Tudo o que Caiado adiantou que o governo federal faria, em relação a Goiás, não se concretizou e por isso esperar medidas contra a Enel ou retomada da Celg é sonho de uma noite de verão
Corre um noticiário intenso sobre a probabilidade de medidas do governo federal contra a Enel, que iriam desde uma revogação da concessão para explorar a distribuição de energia em Goiás até a devolução da Celg ao governo do Estado. Logo após mais uma das suas tantas visitas a Brasília, o governador Ronaldo Caiado anunciou bombasticamente que teria obtido o apoio do presidente Jair Bolsonaro para imprensar a companhia contra a parede e fazê-la alvo de decisões radicais – como, por exemplo, uma intervenção ou, no limite, a sua expulsão do território goiano.
Isso não vai acontecer. Tem cheiro de bravata aí, leitora e leitor. A administração do setor elétrico, no Brasil, é guiada por motivações 100% técnicas. A influência política é zero. Se Caiado e a maioria dos goianos estão insatisfeitos com a Enel, isso jamais levaria a uma reversão de um processo de privatização que, no final das contas, comprometeria a imagem do Brasil pelo mundo afora. Sem falar que a venda da Celg foi cercada de um aparato de segurança jurídica que dificilmente poderia ser quebrado um dia. Não à toa, a atual proprietária – italiana – é uma corporação de renome mundial, listada na Bolsa de Nova Iorque. Aliás, há poucos dias, seus representantes estiveram lá para falar sobre seus investimentos brasileiros, hoje acima de R$ 15 bilhões de reais.
Não é pouca coisa. Uma arremetida do governo federal contra a Enel teria repercussão mundial e afetaria a imagem do país quanto as privatizações que o presidente Jair Bolsonaro pretende fazer, a principal da quais já está programada e é justamente no setor elétrico: a Eletrobrás. Não deve demorar. Mas, se algo afetar as relações com a Enel, as consequências seriam drásticas, a partir da perda da confiança do mercado internacional sobre a capacidade do Brasil de honrar seus compromissos e contratos assinados. Pior: os relatórios oficiais sobre o desempenho dos serviços prestados em Goiás são contraditórios. Há boas e más avaliações.

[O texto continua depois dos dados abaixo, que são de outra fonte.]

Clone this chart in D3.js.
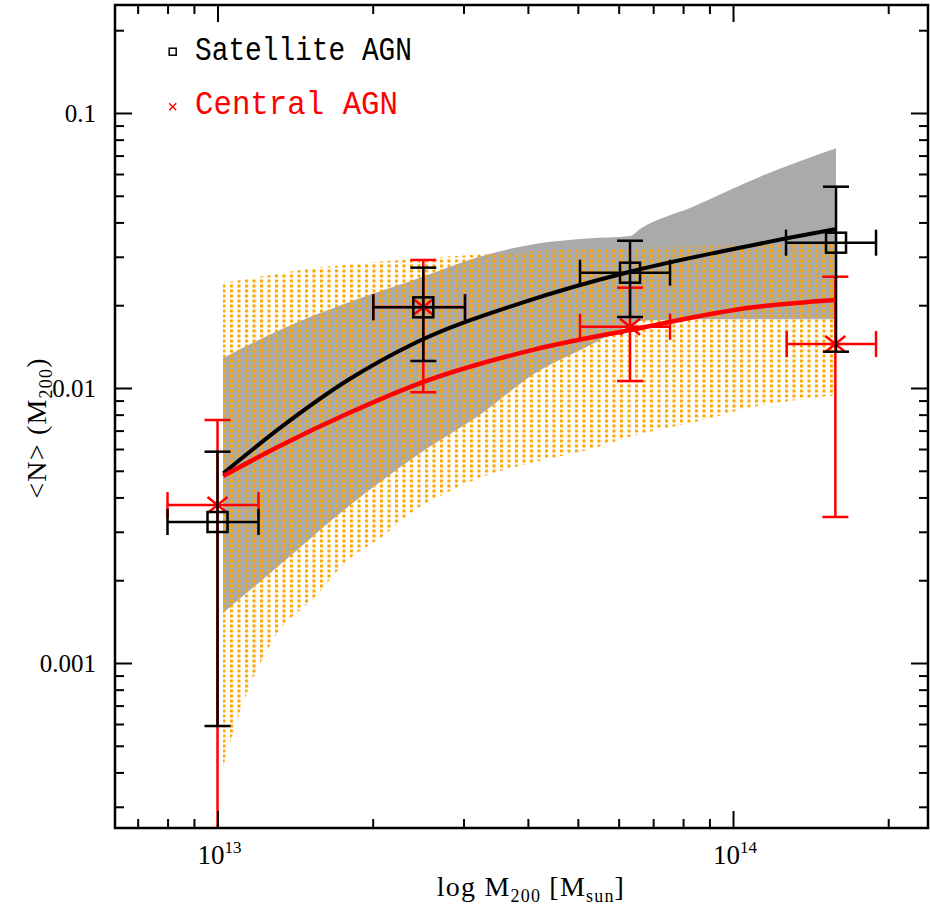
<!DOCTYPE html>
<html>
<head>
<meta charset="utf-8">
<script src="https://cdn.jsdelivr.net/npm/d3@7"></script>
<style>
  html, body { margin: 0; padding: 0; background: #fff; }
  svg { display: block; }
</style>
</head>
<body>
<script>
// Mean number of AGN per halo, <N>(M200), against halo mass.
// Masses are kept as log10(M200 / Msun); occupations as plain values.

// Satellite AGN measurements
const satLogM   = [13.0, 13.3992, 13.8002, 14.1998];
const satLogMLo = [12.903, 13.3022, 13.7032, 14.1028];
const satLogMHi = [13.0795, 13.4801, 13.8778, 14.2774];
const satN      = [0.003256, 0.01965, 0.02626, 0.03376];
const satNHi    = [0.005867, 0.02739, 0.03432, 0.05395];
const satNLo    = [0.000590, 0.01254, 0.01812, 0.01355];

// Central AGN measurements
const cenLogM   = [13.0, 13.3992, 13.8002, 14.1985];
const cenLogMLo = [12.903, 13.3022, 13.7032, 14.1041];
const cenLogMHi = [13.0795, 13.4801, 13.8778, 14.2774];
const cenN      = [0.003753, 0.0197, 0.0167, 0.01445];
const cenNHi    = [0.007648, 0.02921, 0.02316, 0.02539];
const cenNLo    = [0.0001, 0.00965, 0.0106, 0.003396];

// Best-fit occupation curves
const satFitLogM = [13.0113, 13.1245, 13.2532, 13.3831, 13.5868, 13.8002, 13.9748, 14.1042, 14.1979];
const satFitN    = [0.004896, 0.007234, 0.01069, 0.01458, 0.02032, 0.02648, 0.03130, 0.03503, 0.03777];
const cenFitLogM = [13.0107, 13.1245, 13.2537, 13.3831, 13.6159, 13.8002, 14.0388, 14.1979];
const cenFitN    = [0.004786, 0.006205, 0.008091, 0.01025, 0.01382, 0.01625, 0.01965, 0.02089];

// Satellite uncertainty band (grey)
const satBandLogM = [13.0107, 13.1251, 13.2532, 13.3831, 13.5131, 13.6159, 13.7168, 13.8002, 13.8196, 13.9224, 14.0524, 14.1998];
const satBandHi   = [0.01285, 0.01639, 0.02046, 0.02480, 0.03020, 0.03339, 0.03496, 0.03570, 0.03786, 0.04563, 0.05867, 0.07439];
const satBandLo   = [0.001520, 0.002310, 0.003702, 0.005626, 0.008091, 0.01131, 0.01413, 0.01695, 0.01752, 0.01777, 0.01777, 0.01777];

// Central uncertainty band (orange stipple)
const cenBandLogM = [13.0107, 13.0398, 13.1115, 13.1891, 13.2532, 13.3191, 13.3831, 13.4471, 13.5131, 13.6159, 13.7168, 13.8002, 13.9418, 14.0388, 14.1242, 14.1998];
const cenBandHi   = [0.02409, 0.02459, 0.02591, 0.02736, 0.02805, 0.02888, 0.02948, 0.03005, 0.03064, 0.03142, 0.03197, 0.03229, 0.03284, 0.03311, 0.03339, 0.03368];
const cenBandLo   = [0.0004196, 0.0006363, 0.001243, 0.001738, 0.002368, 0.002879, 0.003601, 0.004186, 0.004746, 0.005381, 0.005950, 0.006651, 0.007648, 0.008551, 0.009045, 0.009430];

// Axis ranges and labelled ticks
const xDomain = [6.326e12, 2.389e14];
const yDomain = [2.512e-4, 0.247];
const xMajorExp = [13, 14];
const yMajorTicks = [0.001, 0.01, 0.1];
const yMajorLabels = ["0.001", "0.01", "0.1"];
const legendLabels = ["Satellite AGN", "Central AGN"];

const W = 930, H = 913;
const L = 115, R = 928, T = 5, B = 828;
const BLACK = "#000", RED = "#ff0000", GREY = "#aaaaaa", ORANGE = "#ffa500";
const SERIF = "'Liberation Serif', 'Times New Roman', serif";
const MONO = "'Liberation Mono', 'Courier New', monospace";

const svg = d3.select("body").append("svg").attr("width", W).attr("height", H);
const defs = svg.append("defs");
defs.append("clipPath").attr("id", "plotClip")
  .append("rect").attr("x", L).attr("y", T).attr("width", R - L).attr("height", B - T);
const pat = defs.append("pattern").attr("id", "orangeDots")
  .attr("patternUnits", "userSpaceOnUse")
  .attr("x", 222.5).attr("y", 279.5).attr("width", 7.5).attr("height", 5);
pat.append("rect").attr("width", 3).attr("height", 3).attr("fill", ORANGE);

const x = d3.scaleLog().domain(xDomain).range([L, R]);
const y = d3.scaleLog().domain(yDomain).range([B, T]);
const M = v => Math.pow(10, v);

const plot = svg.append("g").attr("clip-path", "url(#plotClip)");

// Uncertainty bands
const bandArea = (lm, lo, hi) => d3.area()
  .x((d, i) => x(M(lm[i]))).y0((d, i) => y(lo[i])).y1((d, i) => y(hi[i]))
  .curve(d3.curveMonotoneX)(lm);
plot.append("path").attr("d", bandArea(satBandLogM, satBandLo, satBandHi)).attr("fill", GREY);
plot.append("path").attr("d", bandArea(cenBandLogM, cenBandLo, cenBandHi)).attr("fill", "url(#orangeDots)");

// Error bars with end caps
const CAP = 13;
function errorBars(lm, lmLo, lmHi, n, nLo, nHi, color) {
  const g = plot.append("g").attr("stroke", color).attr("stroke-width", 2.5).attr("fill", "none");
  lm.forEach((v, i) => {
    const cx = x(M(v)), cy = y(n[i]);
    const yl = y(nLo[i]), yh = y(nHi[i]);
    const xl = x(M(lmLo[i])), xh = x(M(lmHi[i]));
    g.append("line").attr("x1", cx).attr("x2", cx).attr("y1", yl).attr("y2", yh);
    g.append("line").attr("x1", cx - CAP).attr("x2", cx + CAP).attr("y1", yh).attr("y2", yh);
    g.append("line").attr("x1", cx - CAP).attr("x2", cx + CAP).attr("y1", yl).attr("y2", yl);
    g.append("line").attr("x1", xl).attr("x2", xh).attr("y1", cy).attr("y2", cy);
    g.append("line").attr("x1", xl).attr("x2", xl).attr("y1", cy - CAP).attr("y2", cy + CAP);
    g.append("line").attr("x1", xh).attr("x2", xh).attr("y1", cy - CAP).attr("y2", cy + CAP);
  });
  return g;
}

const gCen = errorBars(cenLogM, cenLogMLo, cenLogMHi, cenN, cenNLo, cenNHi, RED);
cenLogM.forEach((v, i) => {
  const cx = x(M(v)), cy = y(cenN[i]);
  gCen.append("path").attr("d", `M${cx - 10},${cy - 8}L${cx + 10},${cy + 8}M${cx - 10},${cy + 8}L${cx + 10},${cy - 8}`);
});

const gSat = errorBars(satLogM, satLogMLo, satLogMHi, satN, satNLo, satNHi, BLACK);
satLogM.forEach((v, i) => {
  const cx = x(M(v)), cy = y(satN[i]);
  gSat.append("rect").attr("x", cx - 10).attr("y", cy - 10).attr("width", 20).attr("height", 20);
});

// Fit curves
const fitLine = (lm, n) => d3.line()
  .x((d, i) => x(M(lm[i]))).y((d, i) => y(n[i]))
  .curve(d3.curveMonotoneX)(lm);
plot.append("path").attr("d", fitLine(satFitLogM, satFitN))
  .attr("fill", "none").attr("stroke", BLACK).attr("stroke-width", 4);
plot.append("path").attr("d", fitLine(cenFitLogM, cenFitN))
  .attr("fill", "none").attr("stroke", RED).attr("stroke-width", 4.5);

// Frame and inward ticks on all four sides
const xMinor = [], yMinor = [];
for (let e = 12; e <= 14; e++) for (let k = 2; k <= 9; k++) {
  const v = k * Math.pow(10, e);
  if (v > xDomain[0] && v < xDomain[1]) xMinor.push(v);
}
for (let e = -4; e <= -1; e++) for (let k = 2; k <= 9; k++) {
  const v = k * Math.pow(10, e);
  if (v > yDomain[0] && v < yDomain[1]) yMinor.push(v);
}
const xMajor = xMajorExp.map(e => Math.pow(10, e));

function tickAxis(axisFn, scale, vals, len, tr) {
  const g = svg.append("g").attr("transform", tr)
    .call(axisFn(scale).tickValues(vals).tickSize(-len).tickFormat(""));
  g.select(".domain").remove();
  g.selectAll(".tick line").attr("stroke", BLACK).attr("stroke-width", 2);
}
const MAJ = 17, MIN = 9;
tickAxis(d3.axisBottom, x, xMajor, MAJ, `translate(0,${B})`);
tickAxis(d3.axisBottom, x, xMinor, MIN, `translate(0,${B})`);
tickAxis(d3.axisTop, x, xMajor, MAJ, `translate(0,${T})`);
tickAxis(d3.axisTop, x, xMinor, MIN, `translate(0,${T})`);
tickAxis(d3.axisLeft, y, yMajorTicks, MAJ, `translate(${L},0)`);
tickAxis(d3.axisLeft, y, yMinor, MIN, `translate(${L},0)`);
tickAxis(d3.axisRight, y, yMajorTicks, MAJ, `translate(${R},0)`);
tickAxis(d3.axisRight, y, yMinor, MIN, `translate(${R},0)`);

svg.append("rect").attr("x", L).attr("y", T).attr("width", R - L).attr("height", B - T)
  .attr("fill", "none").attr("stroke", BLACK).attr("stroke-width", 2.5);

// Tick labels
yMajorTicks.forEach((v, i) => {
  svg.append("text").attr("x", 96).attr("y", y(v)).attr("dy", "0.35em")
    .attr("text-anchor", "end").attr("font-family", SERIF).attr("font-size", 25)
    .text(yMajorLabels[i]);
});
xMajorExp.forEach(e => {
  const t = svg.append("text").attr("x", x(Math.pow(10, e)) + 2).attr("y", 864)
    .attr("text-anchor", "middle").attr("font-family", SERIF).attr("font-size", 27);
  t.append("tspan").text("10");
  t.append("tspan").attr("dy", -11).attr("font-size", 17).text(String(e));
});

// Axis titles
const xt = svg.append("text").attr("x", 531).attr("y", 896).attr("text-anchor", "middle")
  .attr("font-family", SERIF).attr("font-size", 28).attr("letter-spacing", 1.2);
xt.append("tspan").text("log M");
xt.append("tspan").attr("dy", 6).attr("font-size", 18).text("200");
xt.append("tspan").attr("dy", -6).text(" [M");
xt.append("tspan").attr("dy", 6).attr("font-size", 18).text("sun");
xt.append("tspan").attr("dy", -6).text("]");

const yt = svg.append("text").attr("transform", "translate(46,428) rotate(-90)")
  .attr("text-anchor", "middle").attr("font-family", SERIF).attr("font-size", 28)
  .attr("letter-spacing", 1.2);
yt.append("tspan").text("<N> (M");
yt.append("tspan").attr("dy", 6).attr("font-size", 18).text("200");
yt.append("tspan").attr("dy", -6).text(")");

// Legend
svg.append("rect").attr("x", 169.2).attr("y", 48.2).attr("width", 7).attr("height", 7)
  .attr("fill", "none").attr("stroke", BLACK).attr("stroke-width", 1.5);
svg.append("text").attr("x", 195).attr("y", 59.5).attr("font-family", MONO).attr("font-size", 33)
  .attr("textLength", 217).attr("lengthAdjust", "spacingAndGlyphs").attr("fill", BLACK)
  .text(legendLabels[0]);
svg.append("path").attr("d", "M169.2,103.2L176.2,110.2M169.2,110.2L176.2,103.2")
  .attr("stroke", RED).attr("stroke-width", 1.5);
svg.append("text").attr("x", 195).attr("y", 113.5).attr("font-family", MONO).attr("font-size", 33)
  .attr("textLength", 203).attr("lengthAdjust", "spacingAndGlyphs").attr("fill", RED)
  .text(legendLabels[1]);
</script>
</body>
</html>
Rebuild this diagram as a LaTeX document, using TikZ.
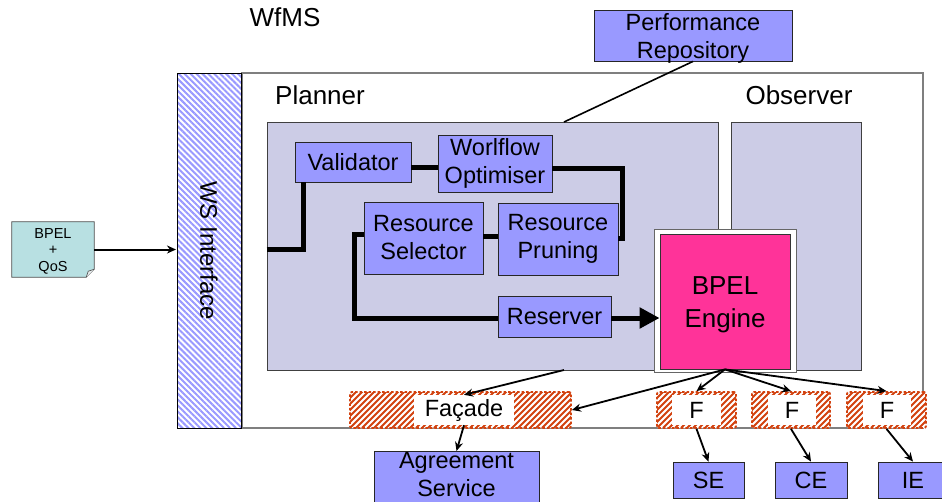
\documentclass[tikz,border=0pt]{standalone}
\usepackage{fontspec}
\setmainfont{Liberation Sans}
\usetikzlibrary{arrows.meta,patterns.meta}
\definecolor{compblue}{HTML}{9999FF}
\definecolor{lav}{HTML}{CCCCE6}
\definecolor{pinkeng}{HTML}{FF3399}
\definecolor{notecol}{HTML}{B8E0E2}
\definecolor{hatchred}{HTML}{D2420F}
\definecolor{framegray}{HTML}{7F7F7F}
\newcommand\compfont{\fontsize{23.5}{28}\selectfont}
\newcommand\labfont{\fontsize{26}{30}\selectfont}
\newcommand\notefont{\fontsize{14.5}{16.5}\selectfont}
\tikzset{
  comp/.style={draw=black!85, fill=compblue, line width=0.8pt, inner sep=0pt, align=center, font=\compfont},
  bgbox/.style={draw=black!75, fill=lav, line width=0.8pt, inner sep=0pt},
  lab/.style={font=\labfont, inner sep=0pt},
  hatchbox/.style={fill=white,
     path picture={\foreach \i in {-60,-54,...,240} {\draw[hatchred, solid, sharp corners, line width=2pt]
        ([xshift=\i pt]path picture bounding box.south west) -- ++(60pt,60pt);}},
     draw=hatchred, line width=1.8pt, dash pattern=on 2.5pt off 2pt, rounded corners=2pt, inner sep=0pt,
     minimum height=36pt},
  whitelab/.style={fill=white, inner sep=0pt, minimum height=30pt, font=\compfont},
  flow/.style={line width=5pt, line join=miter},
  arr/.style={line width=1.8pt, -{Stealth[length=9pt,width=8pt]}},
}
\begin{document}
\begin{tikzpicture}[x=1pt,y=-1pt]
\useasboundingbox (0,0) rectangle (942,501);
% titles
\node[lab] (wfms) at (285,17) {WfMS};
% outer WfMS box
\node[draw=framegray, line width=1.2pt, fill=white, minimum width=681pt, minimum height=355pt, inner sep=0pt] (outer) at (582.5,250.5) {};
% WS interface
\node[draw=black, line width=1pt, pattern={Lines[angle=-45,distance=4.2pt,line width=2pt]}, pattern color=compblue,
      minimum width=64pt, minimum height=355pt, inner sep=0pt] (ws) at (209,250.5) {};
\node[font=\fontsize{24}{28}\selectfont, rotate=-90, inner sep=0pt] (wslab) at (209,250.5) {WS Interface};
% labels
\node[lab] (plab) at (320,95) {Planner};
\node[lab] (olab) at (799,95) {Observer};
% planner and observer areas
\node[bgbox, minimum width=451pt, minimum height=248pt] (pl) at (492.5,246) {};
\node[bgbox, minimum width=130pt, minimum height=248pt] (obs) at (796,246) {};
% BPEL engine
\node[draw=black!60, fill=white, line width=0.6pt, minimum width=142pt, minimum height=143pt, inner sep=0pt] (bframe) at (725,300.5) {};
\node[draw=black!80, fill=pinkeng, line width=0.8pt, minimum width=130pt, minimum height=135pt, inner sep=0pt] (bpel) at (725,301.5) {};
\node[font=\labfont, align=center, inner sep=0pt] (bpeltext) at (725,305) {BPEL\\[3pt]Engine};
% performance repository
\node[comp, minimum width=198pt, minimum height=51pt] (perf) at (693,35.5) {};
\node[font=\compfont, align=center, inner sep=0pt] (perftext) at (693,38) {Performance\\Repository};
% components
\node[comp, minimum width=116pt, minimum height=40pt] (val) at (353,162) {Validator};
\node[comp, minimum width=114pt, minimum height=57pt] (opt) at (495,163.5) {Worlflow\\Optimiser};
\node[comp, minimum width=119pt, minimum height=72pt] (sel) at (423.5,238) {Resource\\Selector};
\node[comp, minimum width=120pt, minimum height=72pt] (prun) at (558,239) {Resource\\Pruning};
\node[comp, minimum width=113pt, minimum height=41pt] (res) at (554.5,316.5) {Reserver};
% thick flow
\coordinate (c1) at (303,249);
\coordinate (c2) at (622,168);
\coordinate (c3) at (622,238);
\coordinate (c4) at (354,234);
\coordinate (c5) at (354,318);
\coordinate (c6) at (0,167);
\coordinate (c7) at (0,236);
\draw[flow] (pl.west |- c1) -- (c1) -- (c1 |- val.south);
\draw[flow] (val.east |- c6) -- (opt.west |- c6);
\draw[flow] (opt.east |- c2) -- (c2) -- (c3) -- (prun.east |- c3);
\draw[flow] (prun.west |- c7) -- (sel.east |- c7);
\draw[flow] (sel.west |- c4) -- (c4) -- (c5) -- (res.west |- c5);
\draw[flow, -{Triangle[length=20pt,width=20pt]}] (res.east |- c5) -- (bpel.west |- c5);
% performance link
\coordinate (pt) at (564,122);
\draw[line width=1.6pt] (perf.south) -- (pt);
% BPEL + QoS note
\node[inner sep=0pt, minimum width=82pt, minimum height=55pt] (note) at (53,249.5) {};
\draw[fill=notecol, draw=black!70, line width=0.7pt] (note.north west) -- (note.north east) -- ([yshift=8pt]note.south east)
  -- ([xshift=-8pt]note.south east) -- (note.south west) -- cycle;
\draw[draw=black!70, fill=notecol!70!black!20, line width=0.6pt] ([yshift=8pt]note.south east) -- ([xshift=-6pt,yshift=6pt]note.south east) -- ([xshift=-8pt]note.south east);
\node[font=\notefont, align=center, inner sep=0pt] (notetext) at (53,251) {BPEL\\+\\QoS};
\draw[line width=2pt, -{Stealth[length=9pt,width=8pt]}] (note.east) -- (note.east -| ws.west);
% facades
\node[hatchbox, minimum width=221pt] (fac) at (460.5,410) {};
\node[whitelab, minimum width=100pt] (facl) at (464,410) {Façade};
\node[hatchbox, minimum width=79pt] (f1) at (696.5,410) {};
\node[whitelab, minimum width=49pt] (f1l) at (696.5,410) {F};
\node[hatchbox, minimum width=78pt] (f2) at (791,410) {};
\node[whitelab, minimum width=48pt] (f2l) at (792,410) {F};
\node[hatchbox, minimum width=79pt] (f3) at (886.5,410) {};
\node[whitelab, minimum width=48pt] (f3l) at (887,410) {F};
% external services
\node[comp, minimum width=165pt, minimum height=70pt, anchor=north] (agree) at (456.5,451) {};
\node[font=\compfont, align=center, inner sep=0pt] (agreetext) at (456.5,475) {Agreement\\Service};
\node[comp, minimum width=71pt, minimum height=36pt] (se) at (708.5,480) {SE};
\node[comp, minimum width=72pt, minimum height=36pt] (ce) at (811,480) {CE};
\node[comp, minimum width=70pt, minimum height=36pt] (ie) at (913,480) {IE};
% thin arrows
\coordinate (pb) at (564,370);
\draw[arr] (pb) -- (facl.north);
\draw[arr] (bpel.south) -- (fac.east);
\draw[arr] (bpel.south) -- (f1.north);
\draw[arr] (bpel.south) -- (f2.north);
\draw[arr] (bpel.south) -- (f3.north);
\draw[arr] (facl.south) -- (agree.north);
\draw[arr] (f1.south) -- (se.north);
\draw[arr] (f2.south) -- (ce.north);
\draw[arr] (f3.south) -- (ie.north);
\end{tikzpicture}
\end{document}
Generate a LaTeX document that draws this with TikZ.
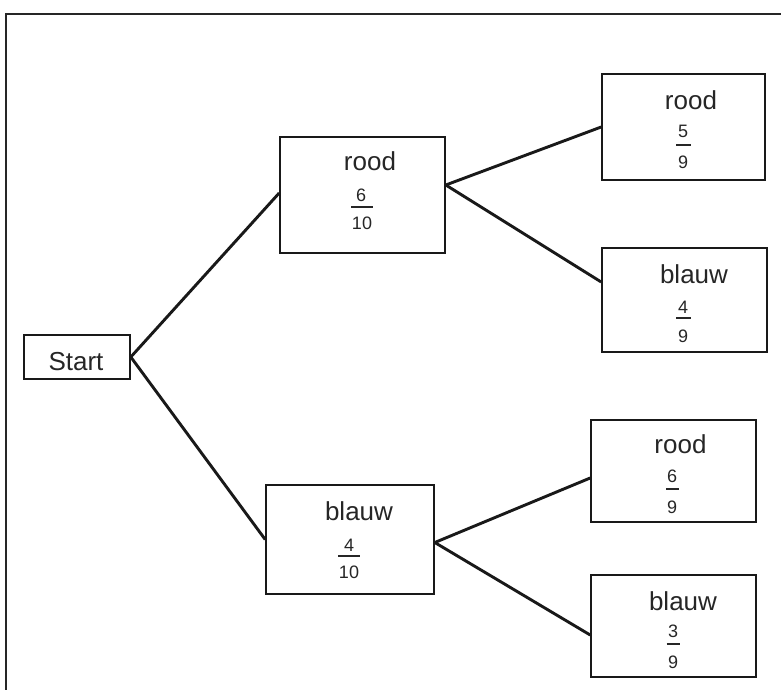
\documentclass[tikz,border=0pt]{standalone}
\usepackage{fontspec}
\setmainfont{Liberation Sans}
\begin{document}
\begin{tikzpicture}[x=1pt,y=-1pt,
  box/.style={draw=black!90, line width=1.6pt, inner sep=0pt},
  word/.style={anchor=base, font=\fontsize{26}{26}\selectfont, inner sep=0pt, text=black!85},
  num/.style={anchor=base, font=\fontsize{18}{18}\selectfont, inner sep=0pt, text=black!85},
  fbar/.style={inner sep=0pt, text=black!85},
  conn/.style={line width=2.9pt, draw=black!90}]
\useasboundingbox (0,0) rectangle (781,690);
% frame
\draw[line width=2pt, black!85] (781,14) -- (6,14) -- (6,690);

% boxes
\node[box, minimum width=106pt, minimum height=44pt] (S) at (77,357) {};
\node[box, minimum width=165pt, minimum height=116pt] (A) at (362.5,195) {};
\node[box, minimum width=168pt, minimum height=109pt] (F) at (350,539.5) {};
\node[box, minimum width=163pt, minimum height=106pt] (B) at (683.5,127) {};
\node[box, minimum width=165pt, minimum height=104pt] (C) at (684.5,300) {};
\node[box, minimum width=165pt, minimum height=102pt] (D) at (673.5,471) {};
\node[box, minimum width=165pt, minimum height=102pt] (E) at (673.5,626) {};

% texts
\node[word] (St) at (76,370) {Start};

\node[word] (At) at (370,170) {rood};
\node[num]  (An) at (361,201) {6};
\node[fbar] (Ab) at (362,207) {\rule{22pt}{1.8pt}};
\node[num]  (Ad) at (362,229) {10};

\node[word] (Ft) at (359,520) {blauw};
\node[num]  (Fn) at (349,551) {4};
\node[fbar] (Fb) at (349,556) {\rule{22pt}{1.8pt}};
\node[num]  (Fd) at (349,578) {10};

\node[word] (Bt) at (691,110) {rood};
\node[num]  (Bn) at (683,138) {5};
\node[fbar] (Bb) at (683.5,145) {\rule{15pt}{1.8pt}};
\node[num]  (Bd) at (683,168) {9};

\node[word] (Ct) at (694,283) {blauw};
\node[num]  (Cn) at (683,313) {4};
\node[fbar] (Cb) at (683.5,318) {\rule{15pt}{1.8pt}};
\node[num]  (Cd) at (683,342) {9};

\node[word] (Dt) at (680.5,453) {rood};
\node[num]  (Dn) at (672,482) {6};
\node[fbar] (Db) at (672.5,489) {\rule{13pt}{1.8pt}};
\node[num]  (Dd) at (672,513) {9};

\node[word] (Et) at (683,610) {blauw};
\node[num]  (En) at (673,637) {3};
\node[fbar] (Eb) at (673,644) {\rule{13pt}{1.8pt}};
\node[num]  (Ed) at (673,668) {9};

% connectors
\draw[conn] (S.east) -- ([yshift=2pt]A.west);
\draw[conn] (S.east) -- (F.west);
\draw[conn] ([yshift=10pt]A.east) -- (B.west);
\draw[conn] ([yshift=10pt]A.east) -- ([yshift=18pt]C.west);
\draw[conn] ([yshift=-3pt]F.east) -- ([yshift=-7pt]D.west);
\draw[conn] ([yshift=-3pt]F.east) -- ([yshift=-9pt]E.west);
\end{tikzpicture}
\end{document}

Quando a CPI sobre a Celg-Enel foi aberta na Assembleia, o então presidente do BNDES Joaquim Levy ligou para Caiado para reclamar, argumentando com uma possível repercussão negativa para o governo Bolsonaro. Isso mostra o quanto é delicada a questão. De resto, tudo o que Caiado adiantou, até hoje, sobre providências esperadas de Brasília para atender a revindicações suas, não se efetivou. Pior ainda: Bolsonaro jamais disse que vai apoiar a retomada da Celg pelo governo de Goiás. Essa foi uma conclusão apressada de um encontro que o governador teve com um general que ocupa uma secretaria no Palácio do Planalto, sem nada a ver com a administração do setor elétrico. Vá lá: se Bolsonaro o tivesse mesmo dito, o que isso seria além de mais uma das impropriedades sem consequência prática a que é dado.
P.S – Agradeço a citação do jornalista Nilson Gomes ao meu nome, em seu artigo no Diário da Manhã sobre a devolução da Celg para o governo de Goiás. Em especial, registro que ele me separa do blog Goiás24Horas, com o qual, de fato, não tenho nenhuma ligação, mesmo porque faço questão de assinar a minha opinião sem nenhum condicionante que não a minha própria consciência. Diz a historiadora autodidata Barbara Tuchman que um jornalista sem posição “seria como um vegetal”. Concordo e a leitora e o leitor que me acompanham sabem que jamais abordei qualquer assunto sem expressar um ponto de vista intimamente ligado à minha visão do mundo e sem amarras de qualquer ordem. É assim que penso e esse é o meu compromisso. Já estou adiantado demais na vida para me submeter, por dinheiro ou ou outro tipo de acerto, a qualquer paixão, o que só é possível graças às maravilhas da internet e da livre difusão da informação nos incríveis tempos de hoje. Sigo em frente.